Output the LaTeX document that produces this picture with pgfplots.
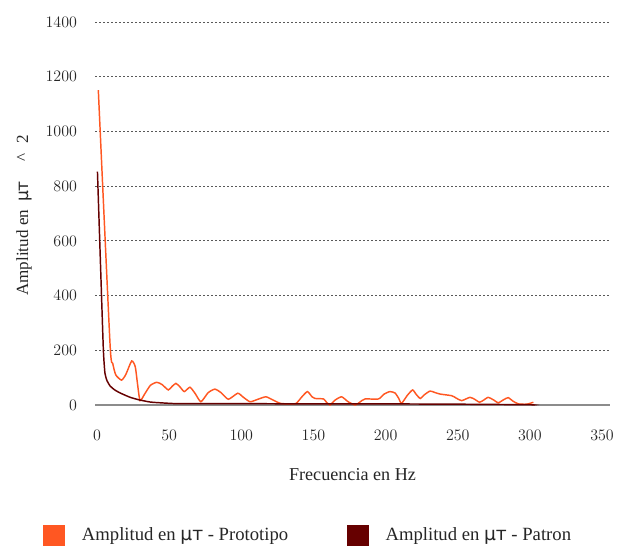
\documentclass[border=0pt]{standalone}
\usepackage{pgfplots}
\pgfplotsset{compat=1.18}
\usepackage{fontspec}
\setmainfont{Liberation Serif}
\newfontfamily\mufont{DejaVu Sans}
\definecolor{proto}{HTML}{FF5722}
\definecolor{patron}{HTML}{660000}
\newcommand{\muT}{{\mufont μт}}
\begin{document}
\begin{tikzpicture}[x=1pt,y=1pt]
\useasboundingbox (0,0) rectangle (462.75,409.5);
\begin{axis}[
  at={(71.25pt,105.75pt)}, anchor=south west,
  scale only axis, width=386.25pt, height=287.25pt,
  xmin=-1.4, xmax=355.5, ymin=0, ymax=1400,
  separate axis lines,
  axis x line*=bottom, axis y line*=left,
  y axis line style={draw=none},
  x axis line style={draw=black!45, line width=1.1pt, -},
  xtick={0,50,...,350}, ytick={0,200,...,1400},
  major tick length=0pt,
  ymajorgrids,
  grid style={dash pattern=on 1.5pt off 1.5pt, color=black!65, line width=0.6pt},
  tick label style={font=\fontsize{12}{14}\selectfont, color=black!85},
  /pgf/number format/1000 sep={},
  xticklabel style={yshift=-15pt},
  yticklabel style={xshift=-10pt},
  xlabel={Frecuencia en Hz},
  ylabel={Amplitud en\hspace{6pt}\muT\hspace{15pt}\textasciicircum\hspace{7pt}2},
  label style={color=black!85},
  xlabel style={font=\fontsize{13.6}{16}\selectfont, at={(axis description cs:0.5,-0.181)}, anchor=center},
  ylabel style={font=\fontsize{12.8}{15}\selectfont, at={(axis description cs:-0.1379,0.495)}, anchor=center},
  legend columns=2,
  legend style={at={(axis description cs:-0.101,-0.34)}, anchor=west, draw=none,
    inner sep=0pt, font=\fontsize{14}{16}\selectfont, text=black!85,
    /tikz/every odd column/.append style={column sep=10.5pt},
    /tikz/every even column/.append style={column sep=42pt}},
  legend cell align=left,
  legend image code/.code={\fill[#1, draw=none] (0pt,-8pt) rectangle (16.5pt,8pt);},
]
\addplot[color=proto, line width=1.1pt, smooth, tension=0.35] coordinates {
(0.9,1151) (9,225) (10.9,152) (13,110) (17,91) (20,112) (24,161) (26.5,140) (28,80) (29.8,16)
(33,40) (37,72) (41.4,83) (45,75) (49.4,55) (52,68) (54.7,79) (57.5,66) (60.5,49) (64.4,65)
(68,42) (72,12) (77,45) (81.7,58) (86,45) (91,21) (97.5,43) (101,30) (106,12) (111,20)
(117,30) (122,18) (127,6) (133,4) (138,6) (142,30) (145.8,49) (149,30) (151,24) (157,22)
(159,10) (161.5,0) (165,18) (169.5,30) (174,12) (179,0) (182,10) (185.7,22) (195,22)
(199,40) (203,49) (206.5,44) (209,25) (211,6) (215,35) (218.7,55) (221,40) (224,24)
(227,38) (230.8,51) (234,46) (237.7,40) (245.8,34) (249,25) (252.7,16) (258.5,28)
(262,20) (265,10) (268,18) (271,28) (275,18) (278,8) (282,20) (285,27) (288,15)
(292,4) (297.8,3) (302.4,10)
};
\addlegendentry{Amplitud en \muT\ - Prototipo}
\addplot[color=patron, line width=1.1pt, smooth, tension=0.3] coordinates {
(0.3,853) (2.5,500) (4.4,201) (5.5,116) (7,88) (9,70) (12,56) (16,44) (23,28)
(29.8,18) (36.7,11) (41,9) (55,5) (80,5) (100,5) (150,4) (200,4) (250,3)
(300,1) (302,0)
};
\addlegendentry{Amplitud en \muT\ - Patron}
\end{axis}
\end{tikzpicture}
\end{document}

[Task goal] Repeat all of the data above word for word, minus the pictures.

[Result of the task]
Output the LaTeX document that produces this picture with pgfplots.
\documentclass[border=0pt]{standalone}
\usepackage{pgfplots}
\pgfplotsset{compat=1.18}
\usepackage{fontspec}
\setmainfont{Liberation Serif}
\newfontfamily\mufont{DejaVu Sans}
\definecolor{proto}{HTML}{FF5722}
\definecolor{patron}{HTML}{660000}
\newcommand{\muT}{{\mufont μт}}
\begin{document}
\begin{tikzpicture}[x=1pt,y=1pt]
\useasboundingbox (0,0) rectangle (462.75,409.5);
\begin{axis}[
  at={(71.25pt,105.75pt)}, anchor=south west,
  scale only axis, width=386.25pt, height=287.25pt,
  xmin=-1.4, xmax=355.5, ymin=0, ymax=1400,
  separate axis lines,
  axis x line*=bottom, axis y line*=left,
  y axis line style={draw=none},
  x axis line style={draw=black!45, line width=1.1pt, -},
  xtick={0,50,...,350}, ytick={0,200,...,1400},
  major tick length=0pt,
  ymajorgrids,
  grid style={dash pattern=on 1.5pt off 1.5pt, color=black!65, line width=0.6pt},
  tick label style={font=\fontsize{12}{14}\selectfont, color=black!85},
  /pgf/number format/1000 sep={},
  xticklabel style={yshift=-15pt},
  yticklabel style={xshift=-10pt},
  xlabel={Frecuencia en Hz},
  ylabel={Amplitud en\hspace{6pt}\muT\hspace{15pt}\textasciicircum\hspace{7pt}2},
  label style={color=black!85},
  xlabel style={font=\fontsize{13.6}{16}\selectfont, at={(axis description cs:0.5,-0.181)}, anchor=center},
  ylabel style={font=\fontsize{12.8}{15}\selectfont, at={(axis description cs:-0.1379,0.495)}, anchor=center},
  legend columns=2,
  legend style={at={(axis description cs:-0.101,-0.34)}, anchor=west, draw=none,
    inner sep=0pt, font=\fontsize{14}{16}\selectfont, text=black!85,
    /tikz/every odd column/.append style={column sep=10.5pt},
    /tikz/every even column/.append style={column sep=42pt}},
  legend cell align=left,
  legend image code/.code={\fill[#1, draw=none] (0pt,-8pt) rectangle (16.5pt,8pt);},
]
\addplot[color=proto, line width=1.1pt, smooth, tension=0.35] coordinates {
(0.9,1151) (9,225) (10.9,152) (13,110) (17,91) (20,112) (24,161) (26.5,140) (28,80) (29.8,16)
(33,40) (37,72) (41.4,83) (45,75) (49.4,55) (52,68) (54.7,79) (57.5,66) (60.5,49) (64.4,65)
(68,42) (72,12) (77,45) (81.7,58) (86,45) (91,21) (97.5,43) (101,30) (106,12) (111,20)
(117,30) (122,18) (127,6) (133,4) (138,6) (142,30) (145.8,49) (149,30) (151,24) (157,22)
(159,10) (161.5,0) (165,18) (169.5,30) (174,12) (179,0) (182,10) (185.7,22) (195,22)
(199,40) (203,49) (206.5,44) (209,25) (211,6) (215,35) (218.7,55) (221,40) (224,24)
(227,38) (230.8,51) (234,46) (237.7,40) (245.8,34) (249,25) (252.7,16) (258.5,28)
(262,20) (265,10) (268,18) (271,28) (275,18) (278,8) (282,20) (285,27) (288,15)
(292,4) (297.8,3) (302.4,10)
};
\addlegendentry{Amplitud en \muT\ - Prototipo}
\addplot[color=patron, line width=1.1pt, smooth, tension=0.3] coordinates {
(0.3,853) (2.5,500) (4.4,201) (5.5,116) (7,88) (9,70) (12,56) (16,44) (23,28)
(29.8,18) (36.7,11) (41,9) (55,5) (80,5) (100,5) (150,4) (200,4) (250,3)
(300,1) (302,0)
};
\addlegendentry{Amplitud en \muT\ - Patron}
\end{axis}
\end{tikzpicture}
\end{document}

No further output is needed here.